Thursday, May 11, 2017

Review: "King Arthur: Legend of the Sword"


“King Arthur: Legend of the Sword” is the sort of movie that ends careers… or ought to.

This is just a stinking garbage pile of a movie. Director/co-writer Guy Ritchie, who turned the Sherlock Holmes stories into a dizzy Ferris wheel of grimy alleys and knife fights, takes on the Arthurian legend with the same aesthetic and considerably less skill.

It plays like a random assembly of Ritchie-esque shots -- slo-mo fights, cutaways to characters standing around looking cool as the wind swirls around them, and that thing he does where the people describe what’s going to happen, intercut with it actually happening.

It’s like they took the cut scenes from the video game version of the movie and made that the movie.

It’s a common insult for critics to say a movie plays like a video game. But I like video games, and such a comparison would be an insult to them.
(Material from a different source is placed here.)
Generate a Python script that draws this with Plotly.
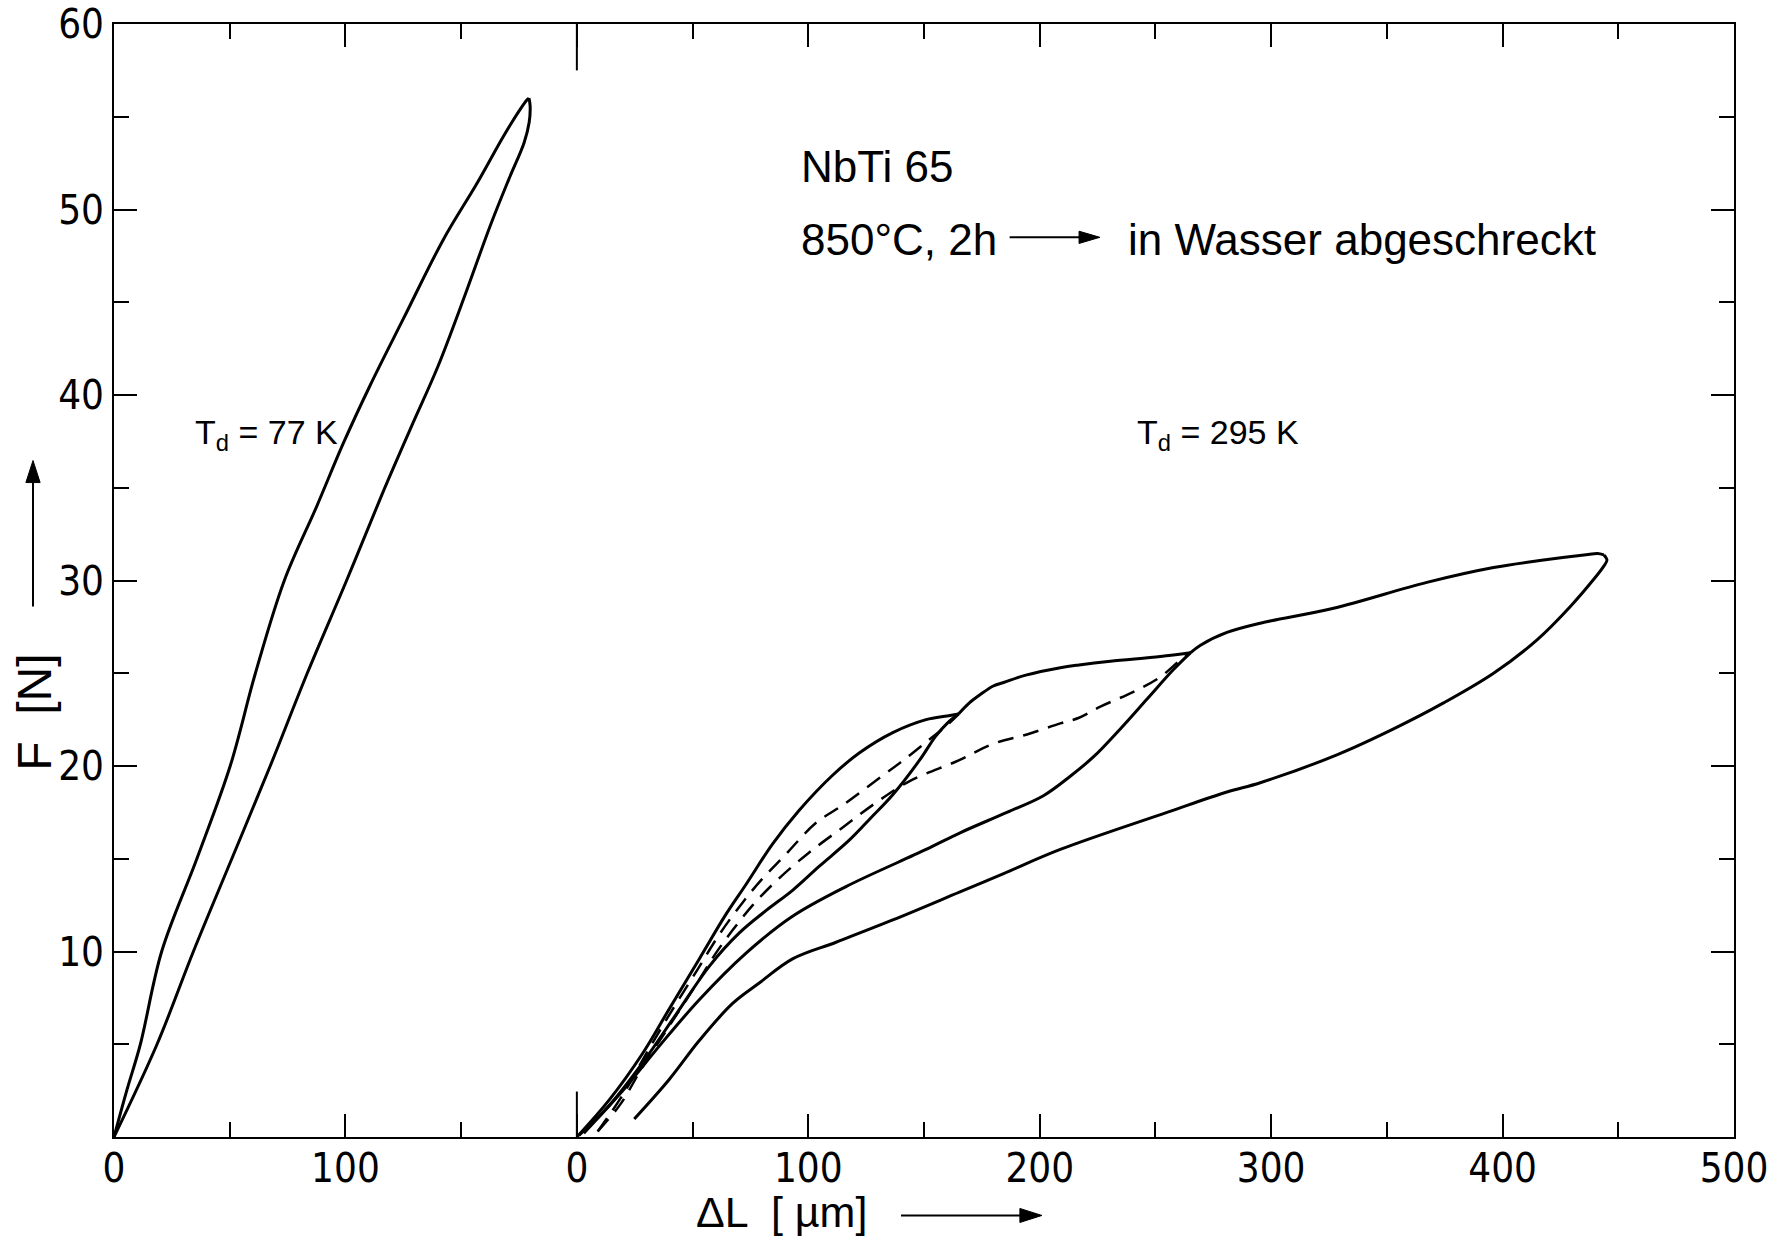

The entire legend of King Arthur, the Knights of the Round Table, the tragedy of Lancelot and Guinevere, etc. is tossed out the window by Ritchie and fellow script men Joby Harold and Lionel Wigram. Instead, Arthur is a street scamp who rises to become the quiet crime lord of Camelot, running brothels and collecting extortion money from merchants.

He’s played by Charlie Hunnan, wearing a smirk and one of those haircuts that are popular these days where it’s buzzed to the scalp everywhere except the top. (Note to men: If you’re north of age 14, don’t.) He manages to pull the sword from the stone pretty early in the going, and spends the rest of the movie working out his daddy issues.

Eric Bana plays Uther Pendragon, murdered by his brother (!), Vortigern, played by longtime Ritchie thespian Jude Law. He’s trying to build a tower to increase his magic powers, except we never see him do anything more impressive than light a candle with his mind. Well, he does have one other trick up his sleeve, but it’s actually the work of a strange sea creature that resembles Ursula from “The Little Mermaid,” who demands a heavy price.

Merlin is off away doing something, but he has sent another mage, known simply as The Mage (Astrid Bergès-Frisbey), in his stead to help out. It seems Vortigern has been carrying out a genocide against the mages. She can do that thing where her eyes go all-pupil and she takes over the body of wild creatures. We keep thinking she and Arthur are going to hook up, but first somebody needs to feed her.

Rounding out the cast are Djimon Hounsou as Bedivere, a loyal general to Uther who helps out the son; Aiden Gillen from “Game of Thrones,” who apparently is now required to be in every medieval movie, as Goosefat Bill, who makes quips and flings arrows; and Kingsley Ben-Adir and Neil Maskell as Arthur’s criminal lackeys, Wet Stick and Back Lack.

There’s also a martial arts school in the middle of Camelot, with an Asian teacher named George, who tutored young Arthur in the ways of badassery. And David Beckham turns up in a cameo as a flunky with a nasty eye scar.

(Lots of people have eye scars, for some reason, including Arthur.)

Other weird stuff: Arthur passes out a lot. No, really, whenever he touches Excalibur, he just faints dead away like a Southern belle with the vapors. For some reason, the rebels looking to overthrow Vertigern keep following him.

There’s also Arthur’s odd montage quest to the Darklands, which is supposed to be his big descent into darkness and accepting of his lineage. Except he’s still a prick when he comes back.

I grew up reading and loving the Arthurian legends -- what, most 9-year-olds don’t tear through “Le Morte d’Arthur”? -- so to see them used for this sneering bit of tomfoolery pains me to no end.

There’s not a spark of magic in “King Arthur: Legend of the Sword.” It’s a visually splendid movie that proves the limits of what eye candy alone can do.